人类文明发展越来越呈现加速度的状态,智能科技重塑了人类的知识生产方式。人的思想启蒙与社会的现代化,着重体现为知识的现代化。新形态的知识创新成为社会发展最重要的动力。为此,人类需要用历史的眼光激发新的思想观念。思想应该是人与人在历史互动中被激活的。围绕“让哲学成为哲学”的理念、历史哲学中的世界与真理、哲学教材的编撰与教育的使命、知识演进逻辑与创新型国家的构建等相关问题,北京师范大学学术委员会主任韩震教授近日接受了本报记者采访。
哲学研究作为志业的学术人生
《中国社会科学报》:您当年为什么选择哲学研究作为志业?
韩震:每个人都是由他生活的时代和环境塑造的。
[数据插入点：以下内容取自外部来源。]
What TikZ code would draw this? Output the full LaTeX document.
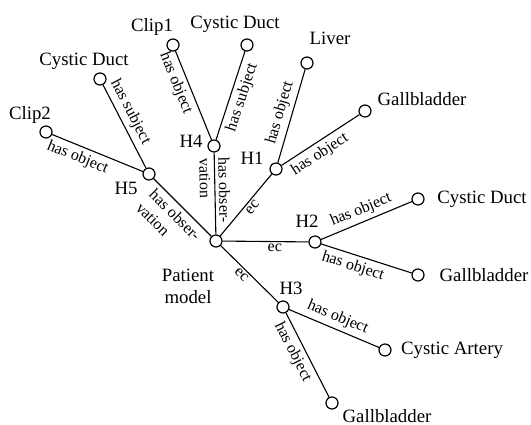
\documentclass[tikz,border=0pt]{standalone}
\usepackage{fontspec}
\setmainfont{Liberation Serif}
\newcommand{\NameF}{\fontsize{18.8}{22}\selectfont}
\newcommand{\EdgeF}{\fontsize{16}{19}\selectfont}
\tikzset{
  dot/.style={circle, draw, line width=1.2pt, minimum size=12pt, inner sep=0pt, fill=white},
  term/.style={font=\NameF, inner sep=0pt, align=center},
  rel/.style={font=\EdgeF, sloped, inner sep=4pt},
  link/.style={line width=1.1pt},
}

\begin{document}
\begin{tikzpicture}[x=1pt, y=-1pt]
  \useasboundingbox (0,0) rectangle (531,425);

  \node[dot] (pm)    at (216,241) {};
  \node[dot] (h1)    at (276,169) {};
  \node[dot] (h2)    at (315,242) {};
  \node[dot] (h3)    at (283,307) {};
  \node[dot] (h4)    at (214,146) {};
  \node[dot] (h5)    at (149,174) {};
  \node[dot] (clipa) at (173,45) {};
  \node[dot] (cdh4)  at (247,45) {};
  \node[dot] (liver) at (307,63) {};
  \node[dot] (gbh1)  at (365,111) {};
  \node[dot] (cdh5)  at (100,79) {};
  \node[dot] (clipb) at (46,132) {};
  \node[dot] (cdh2)  at (418,199) {};
  \node[dot] (gbh2)  at (418,275) {};
  \node[dot] (ca)    at (385,350) {};
  \node[dot] (gbh3)  at (332,403) {};

  \node[term] (pm-t)    at (188,286) {Patient\\model};
  \node[term] (h1-t)    at (252,158) {H1};
  \node[term] (h2-t)    at (307,221) {H2};
  \node[term] (h3-t)    at (291,288) {H3};
  \node[term] (h4-t)    at (191,141) {H4};
  \node[term] (h5-t)    at (126,188) {H5};
  \node[term] (clipa-t) at (152,27) {Clip1};
  \node[term] (cdh4-t)  at (235,24) {Cystic Duct};
  \node[term] (liver-t) at (330,38) {Liver};
  \node[term] (gbh1-t)  at (422,99) {Gallbladder};
  \node[term] (cdh5-t)  at (84,61) {Cystic Duct};
  \node[term] (clipb-t) at (30,115) {Clip2};
  \node[term] (cdh2-t)  at (482,199) {Cystic Duct};
  \node[term] (gbh2-t)  at (484,275) {Gallbladder};
  \node[term] (ca-t)    at (452,350) {Cystic Artery};
  \node[term] (gbh3-t)  at (387,416) {Gallbladder};

  \draw[link] (clipa) -- node[rel, below, pos=.31] {has object} (h4);
  \draw[link] (h4) -- node[rel, below, pos=.52] {has subject} (cdh4);
  \draw[link] (cdh5) -- node[rel, above, pos=.39] {has subject} (h5);
  \draw[link] (clipb) -- node[rel, below, pos=.33] {has object} (h5);
  \draw[link] (h5) -- node[rel, below, pos=.5, align=left] {has obser-\\vation} (pm);
  \draw[link] (pm) -- node[rel, pos=.54, inner sep=0pt, align=left] {has obser-\\vation} (h4);
  \draw[link] (pm) -- node[rel, below, pos=.53, inner sep=2pt] {ec} (h1);
  \draw[link] (pm) -- node[rel, below, pos=.61, inner sep=2pt] {ec} (h2);
  \draw[link] (pm) -- node[rel, below, pos=.44, inner sep=2pt] {ec} (h3);
  \draw[link] (h1) -- node[rel, above, pos=.5] {has object} (liver);
  \draw[link] (h1) -- node[rel, below, pos=.41] {has object} (gbh1);
  \draw[link] (h2) -- node[rel, above, pos=.49] {has object} (cdh2);
  \draw[link] (h2) -- node[rel, below, pos=.39] {has object} (gbh2);
  \draw[link] (h3) -- node[rel, above, pos=.49] {has object} (ca);
  \draw[link] (h3) -- node[rel, below, pos=.4] {has object} (gbh3);
\end{tikzpicture}
\end{document}
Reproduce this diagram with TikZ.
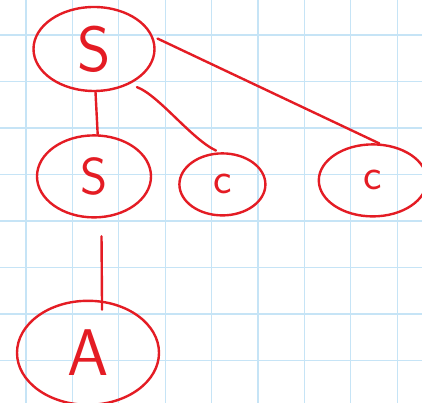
\documentclass[tikz,border=0pt]{standalone}
\usepackage{fontspec}
\usepackage{tikz}
\usetikzlibrary{shapes.geometric, positioning}
\definecolor{penred}{RGB}{228, 28, 36}
\definecolor{gridblue}{RGB}{198, 228, 246}

\begin{document}
\begin{tikzpicture}[
    x=1pt, y=1pt,
    bubble/.style={draw=penred, ellipse, line width=2.4pt, inner sep=0pt,
                   text=penred},
    link/.style={penred, line width=2.4pt, line cap=round},
    gridline/.style={gridblue, line width=1.2pt}
]
% Paper
\useasboundingbox (0,0) rectangle (422,403);
\fill[white] (0,0) rectangle (422,403);
\foreach \x in {26,72.4,...,400}
    \draw[gridline] (\x,0) -- (\x,403);
\foreach \y in {42.5,89,...,372}
    \draw[gridline] (0,\y) -- (422,\y);
% Tree nodes
\node[bubble, minimum width=121pt, minimum height=84pt,
      font=\sffamily\fontsize{64}{64}\selectfont] (s0) at (94,354) {S};
\node[bubble, below=42pt of s0, minimum width=114pt, minimum height=82pt,
      font=\sffamily\fontsize{52}{52}\selectfont] (s1) {S};
\node[bubble, right=26pt of s1, yshift=-8pt, minimum width=86pt, minimum height=62pt,
      font=\sffamily\fontsize{44}{44}\selectfont] (c1) {c};
\node[bubble, right=51pt of c1, yshift=4pt, minimum width=108pt, minimum height=72pt,
      font=\sffamily\fontsize{44}{44}\selectfont] (c2) {c};
\node[bubble, below=81pt of s1, xshift=-6pt, minimum width=142pt, minimum height=104pt,
      font=\sffamily\fontsize{66}{66}\selectfont] (a) {A};
% Edges
\draw[link] (s0.-88) -- (s1.85);
\draw[link, shorten <=8pt, shorten >=4pt] (s0.-45) to[out=-20, in=155, looseness=0.7] (c1.95);
\draw[link, shorten <=5pt] (s0.12) -- (c2.80);
\draw[link, shorten <=18pt, shorten >=-9pt] (s1.-80) -- (a.75);
\end{tikzpicture}
\end{document}
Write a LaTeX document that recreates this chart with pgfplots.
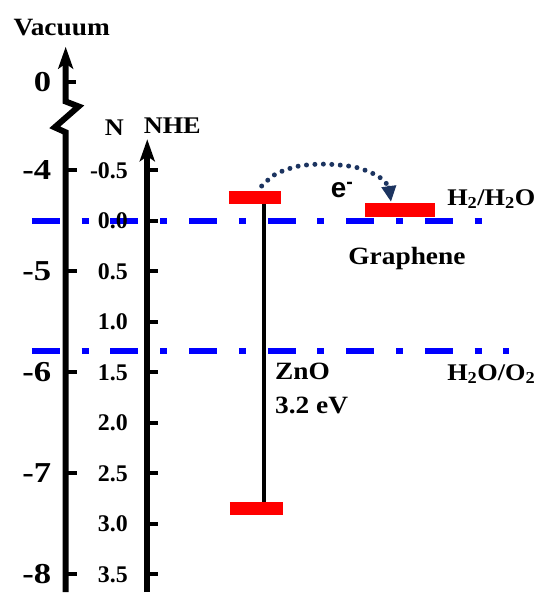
\documentclass[border=0pt]{standalone}
\usepackage{pgfplots}
\pgfplotsset{compat=1.18}
\usepackage{fontspec}
\setmainfont{Liberation Serif}
\newfontfamily\widefont{Liberation Serif}[FakeStretch=1.2]
\newfontfamily\midfont{Liberation Serif}[FakeStretch=1.1]
\newfontfamily\sansb{Liberation Sans}
\usetikzlibrary{arrows.meta}
\definecolor{navy}{RGB}{28,52,96}
\begin{document}
\begin{tikzpicture}
\begin{axis}[
  scale only axis, width=542pt, height=595pt,
  xmin=0, xmax=542, ymin=-2.187, ymax=3.675, y dir=reverse,
  hide axis, clip=false, unbounded coords=jump,
]
% frame for bounding box
\addplot[draw=none] coordinates {(0,-2.187)(542,3.675)};
% blue redox levels
\addplot[blue, line width=6pt, dash pattern=on 28pt off 22pt on 7pt off 22pt] coordinates {(32,0)(490,0)};
\addplot[blue, line width=6pt, dash pattern=on 28pt off 22pt on 7pt off 22pt] coordinates {(32,1.29)(512,1.29)};
% vacuum axis with break
\addplot[black, line width=6pt, line join=miter, -{Stealth[length=22pt,width=15pt,inset=5pt]}]
  coordinates {(66,3.675)(66,-0.877)(55,-0.926)(79,-1.133)(66,-1.182)(66,-1.724)};
\addplot[black, line width=4pt] coordinates {
 (66,-1.379)(76,-1.379) (nan,nan)
 (66,-0.5)(77,-0.5) (nan,nan)
 (66,0.5)(77,0.5) (nan,nan)
 (66,1.5)(77,1.5) (nan,nan)
 (66,2.5)(77,2.5) (nan,nan)
 (66,3.5)(77,3.5)};
% NHE axis
\addplot[black, line width=6pt, -{Stealth[length=22pt,width=15pt,inset=5pt]}]
  coordinates {(148,3.675)(148,-0.808)};
\addplot[black, line width=4pt] coordinates {
 (148,-0.5)(159,-0.5) (nan,nan)
 (148,0)(159,0) (nan,nan)
 (148,0.5)(159,0.5) (nan,nan)
 (148,1)(159,1) (nan,nan)
 (148,1.5)(159,1.5) (nan,nan)
 (148,2)(159,2) (nan,nan)
 (148,2.5)(159,2.5) (nan,nan)
 (148,3)(159,3) (nan,nan)
 (148,3.5)(159,3.5)};
% ZnO band gap
\addplot[black, line width=4pt] coordinates {(265,-0.232)(265,2.852)};
\addplot[red, line width=13pt] coordinates {(230,-0.232)(282,-0.232)};
\addplot[red, line width=13pt] coordinates {(231,2.852)(284,2.852)};
% graphene level
\addplot[red, line width=14pt] coordinates {(367,-0.108)(437,-0.108)};
% electron transfer arc
\addplot[navy, line width=5pt, line cap=round, dash pattern=on 0pt off 8.5pt, smooth,
  -{Triangle[length=16pt,width=14pt]}]
  coordinates {(263,-0.345)(277,-0.463)(300,-0.542)(327,-0.562)(357,-0.532)(378,-0.453)(389,-0.36)(393,-0.187)};
% tick labels
\node[anchor=east, font=\fontsize{29}{32}\widefont\bfseries] at (axis cs:55,-1.379) {0};
\node[anchor=east, font=\fontsize{29}{32}\widefont\bfseries] at (axis cs:55,-0.5) {-4};
\node[anchor=east, font=\fontsize{29}{32}\widefont\bfseries] at (axis cs:55,0.5) {-5};
\node[anchor=east, font=\fontsize{29}{32}\widefont\bfseries] at (axis cs:55,1.5) {-6};
\node[anchor=east, font=\fontsize{29}{32}\widefont\bfseries] at (axis cs:55,2.5) {-7};
\node[anchor=east, font=\fontsize{29}{32}\widefont\bfseries] at (axis cs:55,3.5) {-8};
\node[anchor=east, font=\fontsize{24}{28}\selectfont\bfseries] at (axis cs:132,-0.5) {-0.5};
\node[anchor=east, font=\fontsize{24}{28}\selectfont\bfseries] at (axis cs:132,0) {0.0};
\node[anchor=east, font=\fontsize{24}{28}\selectfont\bfseries] at (axis cs:132,0.5) {0.5};
\node[anchor=east, font=\fontsize{24}{28}\selectfont\bfseries] at (axis cs:132,1) {1.0};
\node[anchor=east, font=\fontsize{24}{28}\selectfont\bfseries] at (axis cs:132,1.5) {1.5};
\node[anchor=east, font=\fontsize{24}{28}\selectfont\bfseries] at (axis cs:132,2) {2.0};
\node[anchor=east, font=\fontsize{24}{28}\selectfont\bfseries] at (axis cs:132,2.5) {2.5};
\node[anchor=east, font=\fontsize{24}{28}\selectfont\bfseries] at (axis cs:132,3) {3.0};
\node[anchor=east, font=\fontsize{24}{28}\selectfont\bfseries] at (axis cs:132,3.5) {3.5};
% titles and labels
\node[font=\fontsize{25}{28}\midfont\bfseries] at (axis cs:62,-1.911) {Vacuum};
\node[font=\fontsize{24}{28}\midfont\bfseries] at (axis cs:115,-0.926) {N};
\node[anchor=west, font=\fontsize{24}{28}\midfont\bfseries] at (axis cs:141,-0.946) {NHE};
\node[anchor=west, font=\fontsize{24}{28}\midfont\bfseries] at (axis cs:446,-0.217) {H\textsubscript{2}/H\textsubscript{2}O};
\node[font=\fontsize{25}{28}\midfont\bfseries] at (axis cs:409,0.374) {Graphene};
\node[anchor=west, font=\fontsize{25}{28}\midfont\bfseries] at (axis cs:273,1.488) {ZnO};
\node[anchor=west, font=\fontsize{25}{28}\midfont\bfseries] at (axis cs:273,1.823) {3.2 eV};
\node[anchor=west, font=\fontsize{24}{28}\midfont\bfseries] at (axis cs:446,1.517) {H\textsubscript{2}O/O\textsubscript{2}};
\node[anchor=base west, font=\fontsize{28}{30}\sansb\bfseries] at (axis cs:329,-0.236) {e\textsuperscript{-}};
\end{axis}
\end{tikzpicture}
\end{document}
我是恢复高考之后的首届大学生,即“77级”,所以我们这代人的成长轨迹与现在的青年人很不一样。1975年中学毕业后,我先到农村“插队”,后回到县城,在一个不到百人的小电器厂做学徒工,先后学过钳工和车工。能够有机会参加高考并且被录取,实属不易。按照那时的说法,可谓“时代的宠儿”。
之所以选择哲学,特别是攻读西方哲学硕士学位,明显带有那个时期的特点。当时,伴随着改革开放进程,国门逐渐打开,包括哲学思潮在内的各种信息开始涌入中国。青年人一方面对各种新鲜的东西非常感兴趣,另一方面也意识到,作为文化灵魂的哲学,肯定在西方社会中发挥着重要的作用。当时,我们是如饥似渴地阅读各种西方哲学著作,甚至迫不及待连夜读完,力求从中寻找改变自身落后状况的利器。这种阅读,现在看来有些盲目,但在扩大视野、解放思想方面,应该说发挥了重要的作用。
《中国社会科学报》:您的第一篇重要论文是为了纪念狄德罗逝世200周年而写,题为《狄德罗的辩证法及其历史地位》,发表在《中国社会科学》1984年第6期上,能谈谈写这篇论文的心路历程吗?
韩震:发表这篇论文时,我还是北京师范大学研三的学生,我是1984年12月才毕业留校工作的。能够在这样有影响的学术期刊发表文章,要感谢《中国社会科学》杂志对青年学者的扶持,尤其要感谢何祚榕先生的指导。记得投稿过了一段时间,何先生写信约我去杂志社。当时《中国社会科学》编辑部在鼓楼西大街甲158号,离北师大不远,我骑自行车就去了。何先生给予我很大鼓励,说我的观点有新意,因为当时人们往往研究什么就从现在的思想高度给以评价,无意之间会出现“拔高”的现象。譬如,就狄德罗而言,许多研究者认为其思想已经开始接近“辩证唯物主义”,而我则认为,以狄德罗为代表的法国唯物主义哲学家,其历史贡献在于他们将17世纪开启的机械论的形而上学推向了逻辑顶点,机械论在当时具有思想解放的作用,或者说正因为这种哲学将机械论的形而上学推向顶点,才开始在其杰出代表人物的思想中展露出某些辩证法的特征,从而下启德国古典哲学。何先生耐心地向我指出了应该修改或充实之处,这让我的学术视野和研究思路得到了很好的拓展。读研阶段能够在《中国社会科学》《哲学研究》这样的杂志上发表论文,同时我在《国内哲学动态》(今《哲学动态》)发的文章还被《新华文摘》转载,这让我备受鼓舞。正是像何先生这样的老编辑的鼓励和指导,坚定了我走学术研究道路的信念。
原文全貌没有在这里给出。